— start —

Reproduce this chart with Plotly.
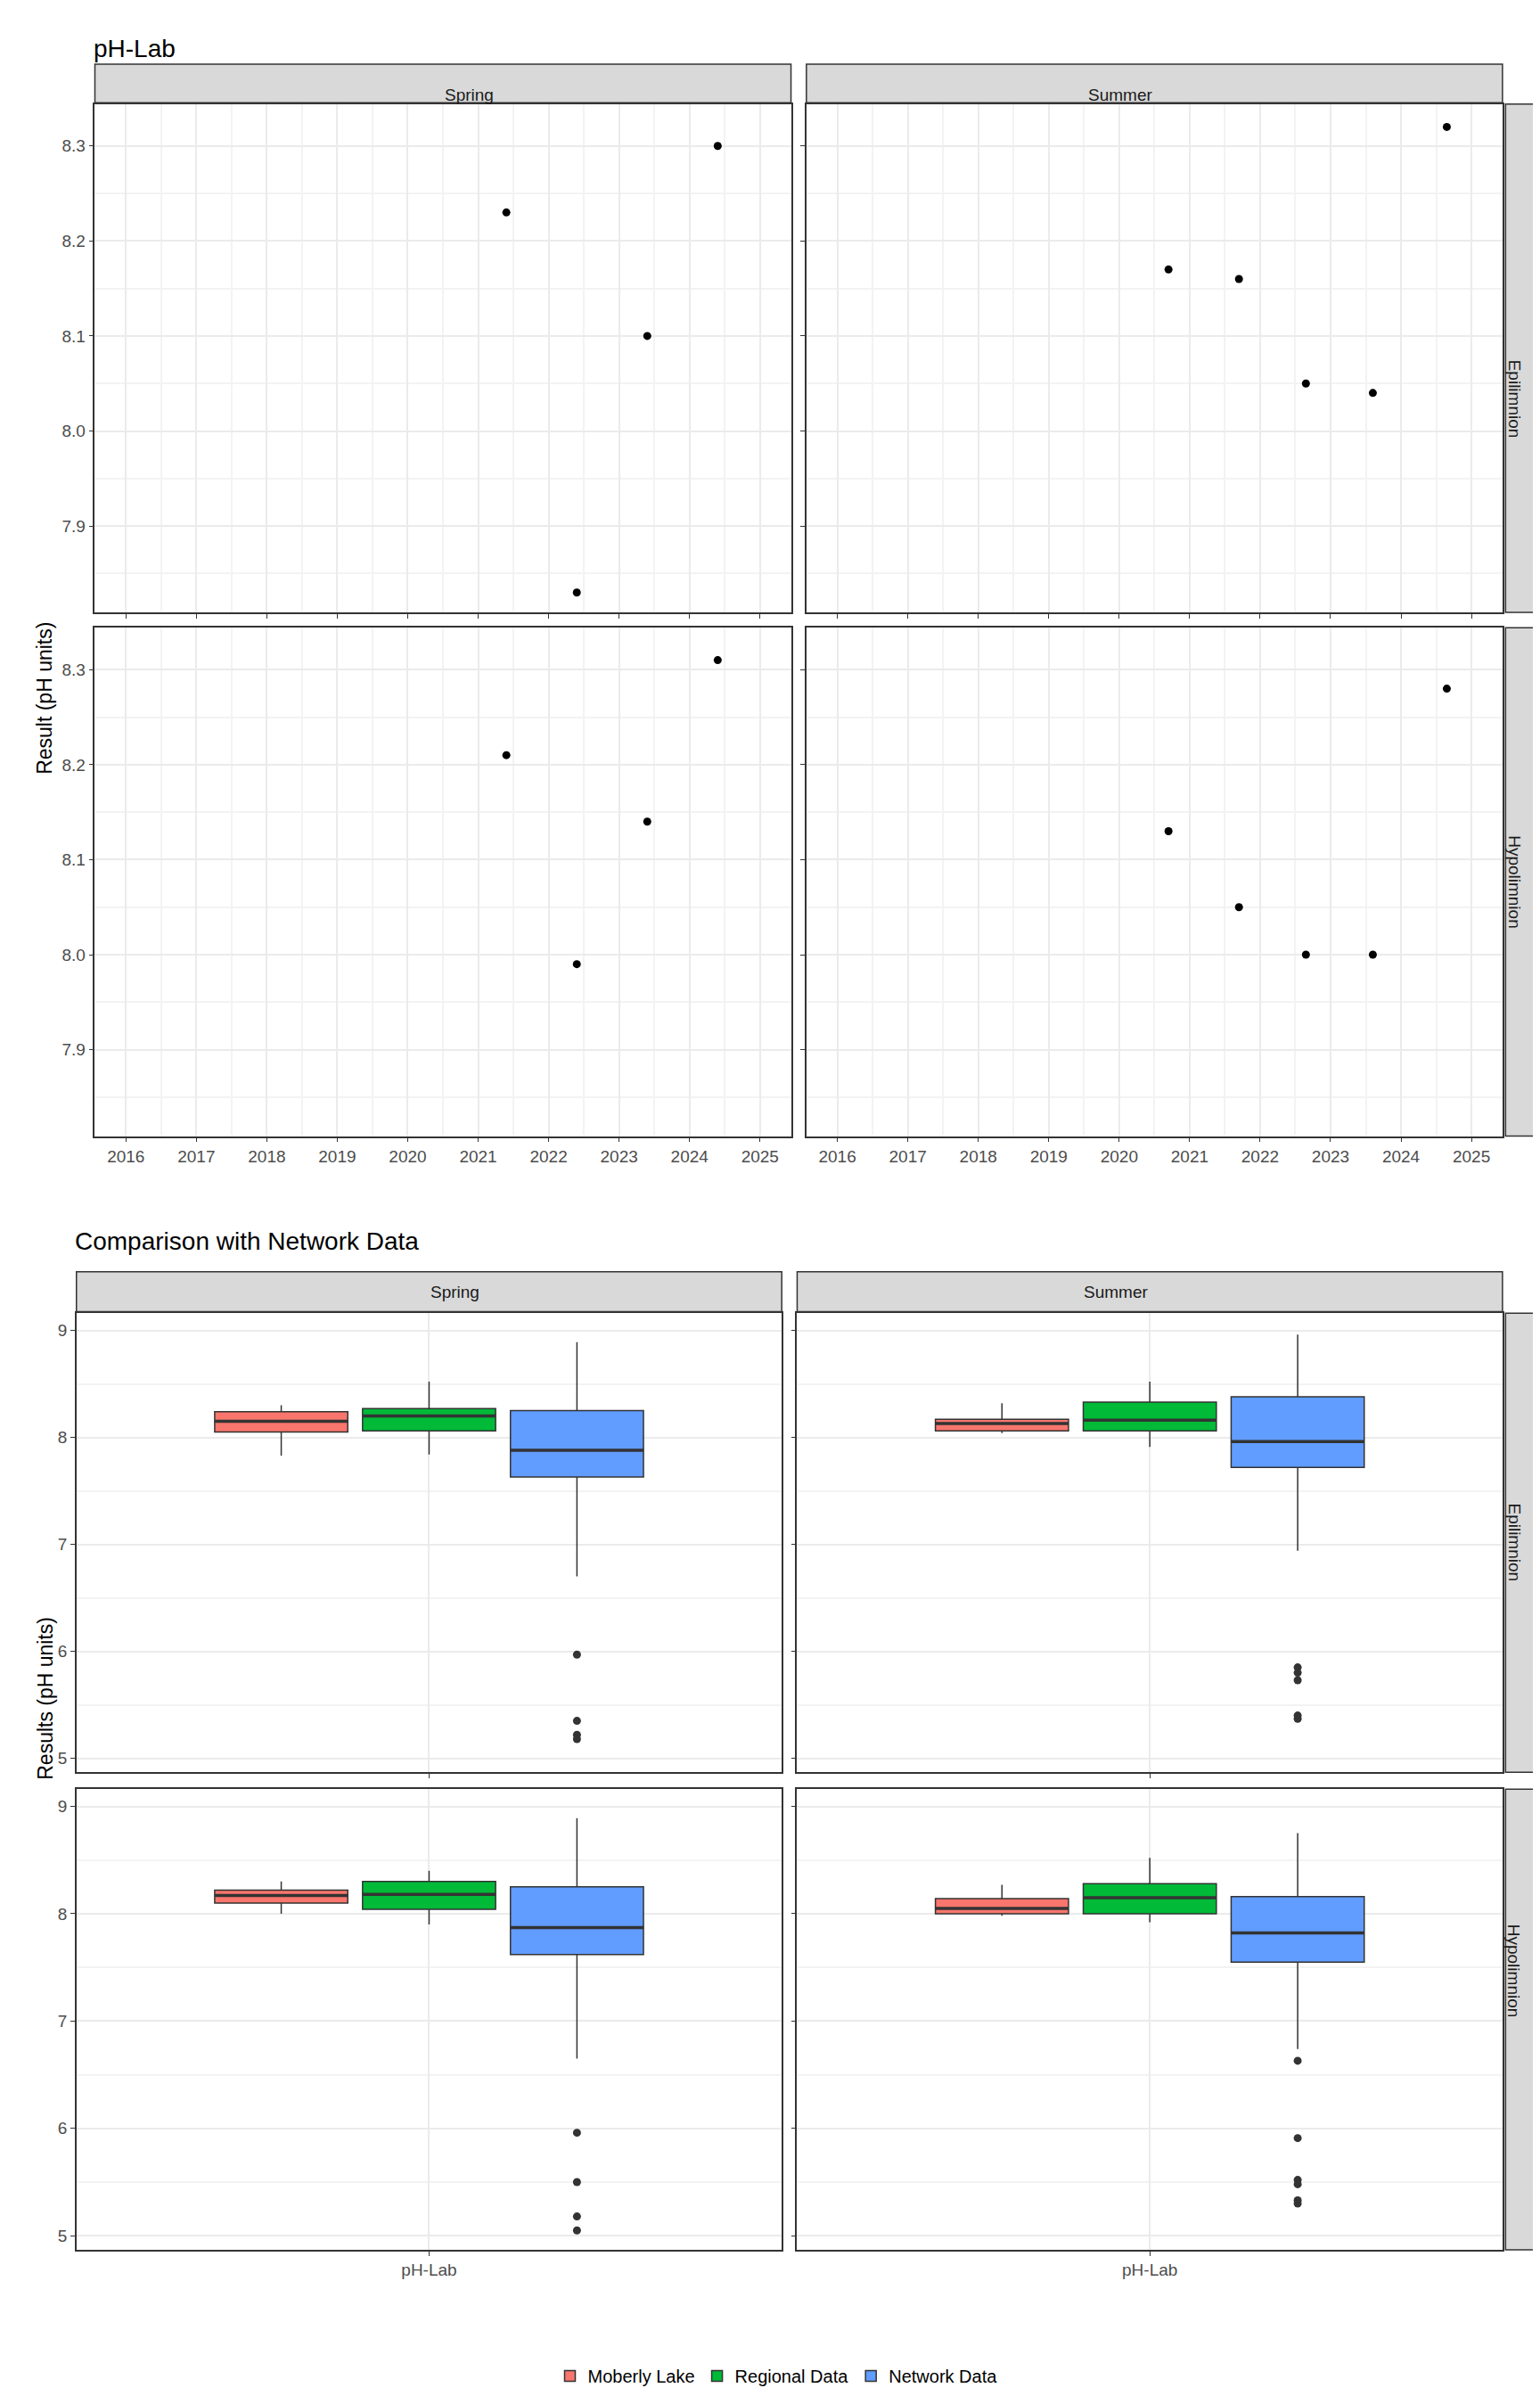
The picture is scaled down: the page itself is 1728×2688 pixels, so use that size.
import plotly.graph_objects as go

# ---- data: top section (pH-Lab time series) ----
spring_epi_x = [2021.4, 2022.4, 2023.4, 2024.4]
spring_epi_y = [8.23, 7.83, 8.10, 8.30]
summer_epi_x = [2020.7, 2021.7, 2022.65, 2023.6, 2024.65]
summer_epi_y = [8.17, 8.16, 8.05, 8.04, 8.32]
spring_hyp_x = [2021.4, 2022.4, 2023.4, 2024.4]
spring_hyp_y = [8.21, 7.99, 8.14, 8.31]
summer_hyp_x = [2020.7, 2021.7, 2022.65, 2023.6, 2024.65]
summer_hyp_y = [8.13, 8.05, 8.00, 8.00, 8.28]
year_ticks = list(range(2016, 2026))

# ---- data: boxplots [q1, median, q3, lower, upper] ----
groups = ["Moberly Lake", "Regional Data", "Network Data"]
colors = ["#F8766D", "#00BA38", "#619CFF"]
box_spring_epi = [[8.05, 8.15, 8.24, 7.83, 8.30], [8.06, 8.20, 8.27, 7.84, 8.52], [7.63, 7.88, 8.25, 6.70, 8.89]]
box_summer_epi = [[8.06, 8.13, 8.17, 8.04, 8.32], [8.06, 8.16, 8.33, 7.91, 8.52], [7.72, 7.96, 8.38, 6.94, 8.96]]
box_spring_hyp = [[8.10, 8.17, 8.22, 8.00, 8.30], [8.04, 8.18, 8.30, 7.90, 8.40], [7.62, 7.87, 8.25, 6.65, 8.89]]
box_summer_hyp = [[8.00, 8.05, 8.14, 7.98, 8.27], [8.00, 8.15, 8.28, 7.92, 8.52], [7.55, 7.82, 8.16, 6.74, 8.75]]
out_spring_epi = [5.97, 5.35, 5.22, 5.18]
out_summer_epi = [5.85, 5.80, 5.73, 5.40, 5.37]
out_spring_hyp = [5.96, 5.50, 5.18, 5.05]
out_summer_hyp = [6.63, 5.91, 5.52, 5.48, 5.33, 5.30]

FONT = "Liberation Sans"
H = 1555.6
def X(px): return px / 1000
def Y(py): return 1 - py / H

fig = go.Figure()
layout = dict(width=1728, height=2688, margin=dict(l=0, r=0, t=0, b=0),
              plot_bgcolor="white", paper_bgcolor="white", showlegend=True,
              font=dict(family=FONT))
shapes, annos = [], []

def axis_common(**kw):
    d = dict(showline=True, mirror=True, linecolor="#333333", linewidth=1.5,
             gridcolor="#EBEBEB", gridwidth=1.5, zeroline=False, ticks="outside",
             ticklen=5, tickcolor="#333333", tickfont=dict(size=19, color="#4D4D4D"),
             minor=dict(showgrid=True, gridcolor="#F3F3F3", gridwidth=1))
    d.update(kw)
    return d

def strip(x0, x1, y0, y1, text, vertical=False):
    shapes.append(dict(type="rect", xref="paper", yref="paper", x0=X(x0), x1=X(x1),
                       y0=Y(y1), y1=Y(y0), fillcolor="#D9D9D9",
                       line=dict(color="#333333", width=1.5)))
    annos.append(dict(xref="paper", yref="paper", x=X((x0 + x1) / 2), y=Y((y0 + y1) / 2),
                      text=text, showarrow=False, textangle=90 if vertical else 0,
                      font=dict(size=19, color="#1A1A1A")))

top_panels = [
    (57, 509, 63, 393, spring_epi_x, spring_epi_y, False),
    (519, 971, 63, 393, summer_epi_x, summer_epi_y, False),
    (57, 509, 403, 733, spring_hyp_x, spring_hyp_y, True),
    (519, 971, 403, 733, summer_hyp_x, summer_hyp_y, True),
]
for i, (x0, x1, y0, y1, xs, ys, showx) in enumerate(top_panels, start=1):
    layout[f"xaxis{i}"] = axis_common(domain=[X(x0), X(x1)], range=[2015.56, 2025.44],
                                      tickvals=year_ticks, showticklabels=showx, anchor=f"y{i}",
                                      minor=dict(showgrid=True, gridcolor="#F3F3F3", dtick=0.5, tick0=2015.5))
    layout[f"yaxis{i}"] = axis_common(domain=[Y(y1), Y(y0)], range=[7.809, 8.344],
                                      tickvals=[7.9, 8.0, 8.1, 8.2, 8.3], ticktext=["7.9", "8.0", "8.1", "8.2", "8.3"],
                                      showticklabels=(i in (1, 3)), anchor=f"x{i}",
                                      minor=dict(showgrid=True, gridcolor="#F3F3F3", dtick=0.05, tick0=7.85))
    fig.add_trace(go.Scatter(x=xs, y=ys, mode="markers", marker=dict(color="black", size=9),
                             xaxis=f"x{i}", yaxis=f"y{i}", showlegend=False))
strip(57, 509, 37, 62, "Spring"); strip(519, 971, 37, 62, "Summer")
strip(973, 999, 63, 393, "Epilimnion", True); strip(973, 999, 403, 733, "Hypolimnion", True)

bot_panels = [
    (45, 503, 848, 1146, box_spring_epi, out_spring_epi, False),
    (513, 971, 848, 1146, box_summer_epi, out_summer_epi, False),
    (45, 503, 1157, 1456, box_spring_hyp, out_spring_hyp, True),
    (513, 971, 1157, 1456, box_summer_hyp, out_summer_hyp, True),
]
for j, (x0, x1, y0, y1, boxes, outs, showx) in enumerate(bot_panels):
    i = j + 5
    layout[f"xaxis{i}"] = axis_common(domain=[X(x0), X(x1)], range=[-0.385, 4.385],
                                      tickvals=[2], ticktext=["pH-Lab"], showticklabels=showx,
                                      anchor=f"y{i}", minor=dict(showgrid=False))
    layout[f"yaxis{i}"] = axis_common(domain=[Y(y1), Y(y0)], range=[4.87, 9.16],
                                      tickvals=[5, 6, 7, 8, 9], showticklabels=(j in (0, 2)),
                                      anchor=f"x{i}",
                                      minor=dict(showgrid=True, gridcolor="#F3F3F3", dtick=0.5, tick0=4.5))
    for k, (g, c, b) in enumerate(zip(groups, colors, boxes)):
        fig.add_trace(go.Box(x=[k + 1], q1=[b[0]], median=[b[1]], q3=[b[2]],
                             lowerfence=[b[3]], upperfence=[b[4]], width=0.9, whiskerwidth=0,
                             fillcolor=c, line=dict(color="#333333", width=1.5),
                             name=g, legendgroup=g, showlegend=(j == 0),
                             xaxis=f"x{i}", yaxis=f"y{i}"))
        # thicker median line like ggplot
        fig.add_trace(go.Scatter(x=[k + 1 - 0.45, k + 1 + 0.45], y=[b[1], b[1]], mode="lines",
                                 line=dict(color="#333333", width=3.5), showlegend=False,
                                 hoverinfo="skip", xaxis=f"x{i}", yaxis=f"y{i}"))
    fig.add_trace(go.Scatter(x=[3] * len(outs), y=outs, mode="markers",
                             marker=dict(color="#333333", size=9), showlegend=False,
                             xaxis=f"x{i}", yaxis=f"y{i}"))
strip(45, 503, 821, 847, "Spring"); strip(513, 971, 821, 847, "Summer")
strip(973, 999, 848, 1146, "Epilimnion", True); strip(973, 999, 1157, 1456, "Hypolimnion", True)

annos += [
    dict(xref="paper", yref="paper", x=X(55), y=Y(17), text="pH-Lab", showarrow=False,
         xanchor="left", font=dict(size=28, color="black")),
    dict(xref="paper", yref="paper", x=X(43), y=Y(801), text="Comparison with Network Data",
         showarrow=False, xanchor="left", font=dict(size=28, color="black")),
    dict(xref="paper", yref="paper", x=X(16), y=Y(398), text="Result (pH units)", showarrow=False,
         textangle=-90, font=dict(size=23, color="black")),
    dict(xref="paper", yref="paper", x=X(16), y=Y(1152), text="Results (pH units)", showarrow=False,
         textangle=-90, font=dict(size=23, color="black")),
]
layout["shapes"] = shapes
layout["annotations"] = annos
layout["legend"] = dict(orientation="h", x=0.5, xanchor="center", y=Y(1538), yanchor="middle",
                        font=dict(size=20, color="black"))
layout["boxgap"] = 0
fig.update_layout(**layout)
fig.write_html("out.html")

— end —

## [Work to complete]
Return the exact lines from the line with "The picture is" to the line with "shapes, annos = [], []", inclusive of both, with nothing added.

## [Full response]
The picture is scaled down: the page itself is 1728×2688 pixels, so use that size.
import plotly.graph_objects as go

# ---- data: top section (pH-Lab time series) ----
spring_epi_x = [2021.4, 2022.4, 2023.4, 2024.4]
spring_epi_y = [8.23, 7.83, 8.10, 8.30]
summer_epi_x = [2020.7, 2021.7, 2022.65, 2023.6, 2024.65]
summer_epi_y = [8.17, 8.16, 8.05, 8.04, 8.32]
spring_hyp_x = [2021.4, 2022.4, 2023.4, 2024.4]
spring_hyp_y = [8.21, 7.99, 8.14, 8.31]
summer_hyp_x = [2020.7, 2021.7, 2022.65, 2023.6, 2024.65]
summer_hyp_y = [8.13, 8.05, 8.00, 8.00, 8.28]
year_ticks = list(range(2016, 2026))

# ---- data: boxplots [q1, median, q3, lower, upper] ----
groups = ["Moberly Lake", "Regional Data", "Network Data"]
colors = ["#F8766D", "#00BA38", "#619CFF"]
box_spring_epi = [[8.05, 8.15, 8.24, 7.83, 8.30], [8.06, 8.20, 8.27, 7.84, 8.52], [7.63, 7.88, 8.25, 6.70, 8.89]]
box_summer_epi = [[8.06, 8.13, 8.17, 8.04, 8.32], [8.06, 8.16, 8.33, 7.91, 8.52], [7.72, 7.96, 8.38, 6.94, 8.96]]
box_spring_hyp = [[8.10, 8.17, 8.22, 8.00, 8.30], [8.04, 8.18, 8.30, 7.90, 8.40], [7.62, 7.87, 8.25, 6.65, 8.89]]
box_summer_hyp = [[8.00, 8.05, 8.14, 7.98, 8.27], [8.00, 8.15, 8.28, 7.92, 8.52], [7.55, 7.82, 8.16, 6.74, 8.75]]
out_spring_epi = [5.97, 5.35, 5.22, 5.18]
out_summer_epi = [5.85, 5.80, 5.73, 5.40, 5.37]
out_spring_hyp = [5.96, 5.50, 5.18, 5.05]
out_summer_hyp = [6.63, 5.91, 5.52, 5.48, 5.33, 5.30]

FONT = "Liberation Sans"
H = 1555.6
def X(px): return px / 1000
def Y(py): return 1 - py / H

fig = go.Figure()
layout = dict(width=1728, height=2688, margin=dict(l=0, r=0, t=0, b=0),
              plot_bgcolor="white", paper_bgcolor="white", showlegend=True,
              font=dict(family=FONT))
shapes, annos = [], []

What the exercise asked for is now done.